Sacar porcentajes sorprendería: buena parte de lo que grabó fueron canciones de amor. La mayoría son suyas, en contraste con la temática testimonial, donde sí creyó necesitar palabras ajenas. Chau, negra, me voy sin rencor./ Tu amor se parece demasiado/ al temor de no ser amada. Le hizo falta escribirlas, y parecen cicatrices de chicotazos en el corazón. En los últimos cuentos, todavía está en carne viva.

En los últimos poemas y en las letras que quedaron sin musicalizar ya estaba de nuevo en carne viva. Casi tanto como cuando sangró Guitarra negra, pero en los rincones. En otros encuentros leyó varios. Condensados, duros, crudos, serían crueles de no haber reventado desde la sinceridad. A algunos los usaba como epílogo de confidencias. Otros, como respuesta.

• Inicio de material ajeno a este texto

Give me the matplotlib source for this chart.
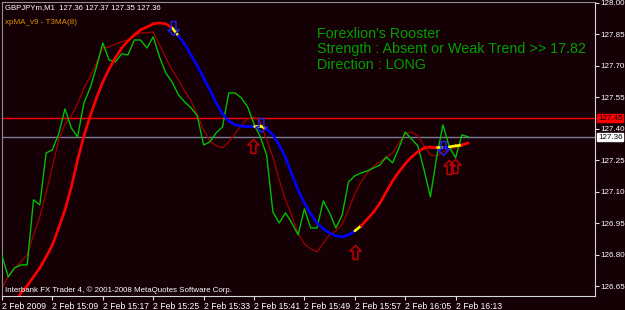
import numpy as np
import matplotlib
matplotlib.use("Agg")
import matplotlib.pyplot as plt
from matplotlib.path import Path
from matplotlib.collections import LineCollection

# one bar per minute, bar 0 = 2 Feb 2009 15:01
close = [126.794, 126.694, 126.737, 126.751, 126.751, 127.061, 127.037, 127.284, 127.299, 127.375,
         127.494, 127.403, 127.361, 127.522, 127.594, 127.694, 127.808, 127.727, 127.718, 127.756,
         127.751, 127.822, 127.822, 127.784, 127.837, 127.742, 127.665, 127.622, 127.561, 127.527,
         127.499, 127.461, 127.322, 127.337, 127.380, 127.408, 127.570, 127.570, 127.546, 127.503,
         127.422, 127.361, 127.275, 127.003, 126.951, 126.999, 126.951, 126.894, 127.018, 126.927,
         126.927, 127.056, 126.999, 126.927, 126.989, 127.146, 127.175, 127.189, 127.199, 127.213,
         127.227, 127.265, 127.237, 127.308, 127.384, 127.351, 127.318, 127.203, 127.075, 127.265,
         127.418, 127.313, 127.261, 127.370, 127.361]

ma = [126.641, 126.699, 126.737, 126.765, 126.799, 126.894, 126.980, 127.094, 127.218, 127.346,
      127.422, 127.461, 127.518, 127.594, 127.646, 127.713, 127.784, 127.789, 127.803, 127.813,
      127.822, 127.842, 127.856, 127.856, 127.861, 127.799, 127.737, 127.680, 127.632, 127.580,
      127.532, 127.465, 127.394, 127.342, 127.318, 127.308, 127.337, 127.375, 127.418, 127.446,
      127.456, 127.432, 127.346, 127.265, 127.156, 127.061, 126.984, 126.903, 126.851, 126.827,
      126.813, 126.856, 126.894, 126.913, 126.946, 127.013, 127.089, 127.146, 127.189, 127.222,
      127.242, 127.265, 127.284, 127.332, 127.375, 127.384, 127.365, 127.318, 127.275, 127.270,
      127.289, 127.303, 127.308, 127.318, 127.332]

# T3MA(8) starts at bar 2
t3_start = 2
t3 = [126.560, 126.618, 126.651, 126.694, 126.737, 126.789, 126.846, 126.927, 127.013, 127.122,
      127.251, 127.365, 127.461, 127.546, 127.622, 127.684, 127.737, 127.784, 127.818, 127.846,
      127.870, 127.884, 127.899, 127.903, 127.899, 127.880, 127.842, 127.803, 127.751, 127.699,
      127.642, 127.584, 127.522, 127.470, 127.437, 127.418, 127.413, 127.413, 127.413, 127.413,
      127.399, 127.370, 127.322, 127.261, 127.184, 127.108, 127.046, 126.994, 126.951, 126.922,
      126.903, 126.889, 126.884, 126.894, 126.913, 126.937, 126.970, 127.003, 127.046, 127.099,
      127.151, 127.194, 127.232, 127.265, 127.289, 127.308, 127.313, 127.313, 127.313, 127.313,
      127.318, 127.322, 127.332]
# trend state of each T3 bar: r = up, b = down, y = flat
t3_state = "r" * 25 + "y" + "b" * 12 + "yy" + "b" * 14 + "y" + "r" * 12 + "yby" + "yrr"

up_x = [39.9, 56.0, 70.9, 71.9]
up_y = [127.315, 126.813, 127.216, 127.222]
down_x = [27.1, 41.1, 70.0]
down_y = [127.877, 127.418, 127.308]

level_red = 127.45
level_bid = 127.36

yticks = [126.65, 126.80, 126.95, 127.10, 127.25, 127.40, 127.55, 127.70, 127.85, 128.00]
xtick_pos = [0, 8, 16, 24, 32, 40, 48, 56, 64, 72]
xtick_lab = ['2 Feb 2009', '2 Feb 15:09', '2 Feb 15:17', '2 Feb 15:25', '2 Feb 15:33',
             '2 Feb 15:41', '2 Feb 15:49', '2 Feb 15:57', '2 Feb 16:05', '2 Feb 16:13']

bg = '#140005'
small = 'Liberation Sans'
state_col = {'r': '#ff0000', 'b': '#0000ff', 'y': '#ffff00'}

fig = plt.figure(figsize=(6.25, 3.10), dpi=100, facecolor=bg)
ax = fig.add_axes([2 / 625, 14 / 310, 593 / 625, 294 / 310])
ax.set_facecolor(bg)
ax.set_xlim(0, 94.13)
ax.set_ylim(126.603, 128.003)

bars = np.arange(len(close))
ax.axhline(level_red, color='#ff0000', lw=1, zorder=1)
ax.axhline(level_bid, color='#7c7c98', lw=1, zorder=1)

ax.plot(bars, ma, color='#a00000', lw=0.9, zorder=2)
ax.plot(bars, close, color='#00c000', lw=1.0, zorder=3)

tx = np.arange(t3_start, t3_start + len(t3))
segs = [[(tx[k], t3[k]), (tx[k + 1], t3[k + 1])] for k in range(len(t3) - 1)]
cols = [state_col[s] for s in t3_state[:len(segs)]]
ax.add_collection(LineCollection(segs, colors=cols, linewidths=1.9, capstyle='round', zorder=4))

up_arrow = Path([(0, 1), (0.8, 0.2), (0.35, 0.2), (0.35, -1), (-0.35, -1), (-0.35, 0.2),
                 (-0.8, 0.2), (0, 1)], closed=True)
down_arrow = Path([(0, -1), (0.8, -0.2), (0.35, -0.2), (0.35, 1), (-0.35, 1), (-0.35, -0.2),
                   (-0.8, -0.2), (0, -1)], closed=True)
ax.plot(up_x, up_y, ls='none', marker=up_arrow, ms=10, mfc='none', mec='#c00000', mew=1.1, zorder=5)
ax.plot(down_x, down_y, ls='none', marker=down_arrow, ms=10, mfc='none', mec='#2020e0', mew=1.1, zorder=5)

# axes look
for side in ['left', 'top']:
    ax.spines[side].set_color('#909090')
for side in ['right', 'bottom']:
    ax.spines[side].set_color('#d8d8d8')
ax.yaxis.tick_right()
ax.set_yticks(yticks)
ax.set_yticklabels(['%.2f' % v for v in yticks], family=small)
ax.set_xticks(xtick_pos)
ax.set_xticklabels(xtick_lab, ha='left', family=small)
ax.tick_params(axis='both', colors='#e0e0e0', labelcolor='#ffffff', labelsize=6.2, length=3, width=0.8, pad=1.5)
ax.tick_params(axis='y', labelsize=5.8, pad=0.8)

# last-price boxes on the price scale
ax.text(1.005, level_red, '127.45', transform=ax.get_yaxis_transform(), fontsize=5.8, color='black',
        family=small, va='center', ha='left',
        bbox=dict(boxstyle='square,pad=0.1', fc='#ff0000', ec='#ff0000'))
ax.text(1.005, level_bid, '127.36', transform=ax.get_yaxis_transform(), fontsize=5.8, color='black',
        family=small, va='center', ha='left',
        bbox=dict(boxstyle='square,pad=0.1', fc='#ffffff', ec='#ffffff'))

fig.text(5 / 625, 1 - 8 / 310, 'GBPJPYm,M1  127.36 127.37 127.35 127.36', color='white',
         fontsize=5.6, family=small, va='center', ha='left')
fig.text(5 / 625, 1 - 23 / 310, 'xpMA_v9 - T3MA(8)', color='#e09000', fontsize=5.8, family=small,
         va='center', ha='left')
fig.text(5 / 625, 1 - 290 / 310, 'Interbank FX Trader 4, \u00a9 2001-2008 MetaQuotes Software Corp.',
         color='white', fontsize=5.7, family=small, va='center', ha='left')

info = ["Forexlion's Rooster", 'Strength : Absent or Weak Trend >> 17.82', 'Direction : LONG']
for k, line in enumerate(info):
    fig.text(317 / 625, 1 - (34 + 15.5 * k) / 310, line, color='#00a000', fontsize=10.3,
             family='Liberation Sans', va='center', ha='left')

fig.savefig('out.png', dpi=100, facecolor=bg)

Llevaba unos años desexiliándose, y le había preguntado si el privilegio de cantar no comenzaba a pesarle. “Es una carga grande, por momentos excesiva. Cuando volví al Uruguay, después de ocho años, había unas cien mil personas esperándome. ¿Quién soy yo para eso? Sentí que era abrumador. ¿Con qué respondía a esa demanda –si es que se puede llamar así–, a ese homenaje de nuestra gente? ¿Con qué podía responderle?: ¿con una canción? ¿cantada con diez guitarras? ¿con qué?”

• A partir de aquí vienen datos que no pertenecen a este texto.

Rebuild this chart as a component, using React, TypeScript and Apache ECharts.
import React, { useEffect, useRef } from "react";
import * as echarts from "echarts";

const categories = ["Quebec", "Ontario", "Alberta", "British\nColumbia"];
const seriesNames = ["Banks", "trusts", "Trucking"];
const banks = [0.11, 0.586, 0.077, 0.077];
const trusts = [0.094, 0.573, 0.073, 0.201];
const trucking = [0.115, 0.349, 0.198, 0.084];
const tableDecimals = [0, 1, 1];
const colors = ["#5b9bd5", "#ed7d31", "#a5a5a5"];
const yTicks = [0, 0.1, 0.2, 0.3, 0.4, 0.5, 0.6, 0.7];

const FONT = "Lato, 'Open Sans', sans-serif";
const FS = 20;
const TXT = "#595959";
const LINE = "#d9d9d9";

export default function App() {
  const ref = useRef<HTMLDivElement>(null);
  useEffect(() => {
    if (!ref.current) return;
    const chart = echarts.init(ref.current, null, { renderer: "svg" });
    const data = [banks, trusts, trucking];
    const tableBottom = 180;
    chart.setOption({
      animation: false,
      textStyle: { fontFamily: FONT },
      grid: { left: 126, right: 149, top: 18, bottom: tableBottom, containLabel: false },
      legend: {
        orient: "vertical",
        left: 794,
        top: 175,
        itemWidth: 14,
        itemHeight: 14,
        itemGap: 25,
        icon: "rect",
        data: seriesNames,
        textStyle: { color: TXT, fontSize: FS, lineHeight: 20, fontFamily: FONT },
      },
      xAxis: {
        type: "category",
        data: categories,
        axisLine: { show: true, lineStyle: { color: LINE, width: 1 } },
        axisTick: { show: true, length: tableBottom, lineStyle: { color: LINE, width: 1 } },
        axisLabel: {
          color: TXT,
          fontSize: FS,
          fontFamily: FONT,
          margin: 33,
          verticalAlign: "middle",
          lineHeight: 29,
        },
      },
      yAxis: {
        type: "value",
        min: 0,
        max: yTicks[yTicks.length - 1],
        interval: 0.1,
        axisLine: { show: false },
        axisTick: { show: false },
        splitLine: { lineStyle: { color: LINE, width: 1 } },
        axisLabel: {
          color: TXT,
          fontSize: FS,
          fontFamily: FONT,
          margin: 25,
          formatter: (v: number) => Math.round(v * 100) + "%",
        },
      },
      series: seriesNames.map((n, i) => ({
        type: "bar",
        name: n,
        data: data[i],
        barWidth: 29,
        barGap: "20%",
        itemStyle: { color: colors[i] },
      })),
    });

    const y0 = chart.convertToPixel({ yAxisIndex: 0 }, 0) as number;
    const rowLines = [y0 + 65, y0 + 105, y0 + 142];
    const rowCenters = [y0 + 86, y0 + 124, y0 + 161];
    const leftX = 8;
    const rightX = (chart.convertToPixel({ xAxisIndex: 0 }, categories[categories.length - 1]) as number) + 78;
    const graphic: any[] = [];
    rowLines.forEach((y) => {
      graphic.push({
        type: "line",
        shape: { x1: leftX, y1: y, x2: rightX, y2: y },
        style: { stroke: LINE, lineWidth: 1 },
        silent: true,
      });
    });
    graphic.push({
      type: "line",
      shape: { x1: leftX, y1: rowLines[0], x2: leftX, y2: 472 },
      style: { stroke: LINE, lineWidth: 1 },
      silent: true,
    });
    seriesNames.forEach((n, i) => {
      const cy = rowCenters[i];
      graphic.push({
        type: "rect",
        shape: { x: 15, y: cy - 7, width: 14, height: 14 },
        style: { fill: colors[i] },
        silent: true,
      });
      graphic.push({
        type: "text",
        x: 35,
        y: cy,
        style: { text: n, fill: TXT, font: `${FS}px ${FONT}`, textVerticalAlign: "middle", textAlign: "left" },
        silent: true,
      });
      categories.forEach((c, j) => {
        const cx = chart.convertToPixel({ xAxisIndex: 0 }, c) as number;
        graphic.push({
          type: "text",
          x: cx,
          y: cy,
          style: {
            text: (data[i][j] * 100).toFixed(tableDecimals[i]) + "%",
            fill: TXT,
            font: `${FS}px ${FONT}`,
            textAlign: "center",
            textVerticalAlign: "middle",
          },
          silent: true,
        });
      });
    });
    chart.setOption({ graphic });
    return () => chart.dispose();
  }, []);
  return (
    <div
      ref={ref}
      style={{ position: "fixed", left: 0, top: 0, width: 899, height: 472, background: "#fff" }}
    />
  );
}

“Es una responsabilidad. Me pesa, pero lo asumo con orgullo y alegría... hasta donde los años van indicando que es hora de llamarse a silencio. De seguir dando de sí mismo lo mejor, tal vez en otro terreno; la literatura... si tuviera esa capacidad”. Escribía febrilmente, en los intensos desvelos que el whisky no lograba apagar. O grababa pilas de casetes: reflexiones, ideas para cuentos, recuerdos que giraban como trompos. ¿Dónde estarán los zapatos aquellos/ que tuve, y anduve con ellos?/ ¿Dónde estarán mi cuchillo y mi honda?/ El muchacho que fui, que responda. No había vuelto a cantar el Candombe del olvido, pero seguía haciéndose las mismas preguntas sobre una infancia borrosa y borroneada, de la que inventaba borradores que nunca le dieron alivio.

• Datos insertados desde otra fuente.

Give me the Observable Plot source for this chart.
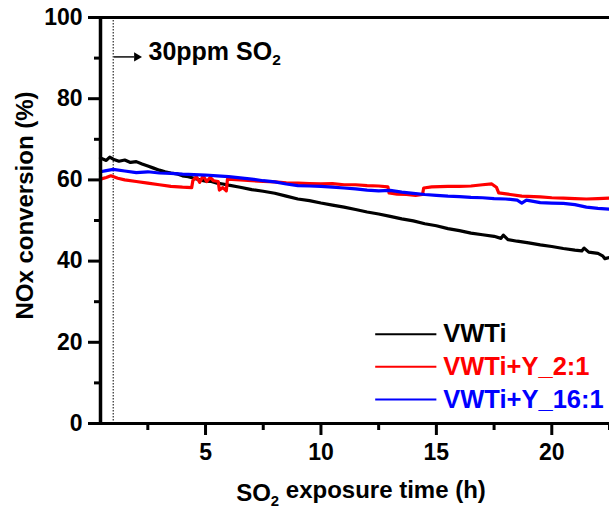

Sobre el escenario, acomodaba su cancionero como frente a un espejo. “Es como decir: Vean, yo también existo, y estoy de acuerdo con ustedes. O estoy en desacuerdo con tales cosas, y creo que el camino es éste. Pero soy parte de ustedes y me han pasado las mismas cosas.Y se pueden decir –se abría–. ¿Por qué avergonzarse de ser alcohólico, por ejemplo, o de ser hijo natural, o de tener una pierna más corta que la otra, o de haber nacido en el asilo? ¿Por qué avergonzarse, si son cosas que nos conciernen a todos? O de haber sido traicionado por una mujer (o por un hombre, en el caso de la mujer). A mí también me pasa. Y decirlo es útil a los demás, y mucho más si llega bajo una forma del arte”.

Aquella vez no se dio cuenta de que el grabador volvía a la cartera. Hubo nuevas charlas, pero no más intentos de reportaje. Hasta que, hace diez años, quedaron las canciones y los cuentos. Vuelve a amar y no se cansa,/ la vida no le alcanza,/ la muerte es una ingenua adivinanza.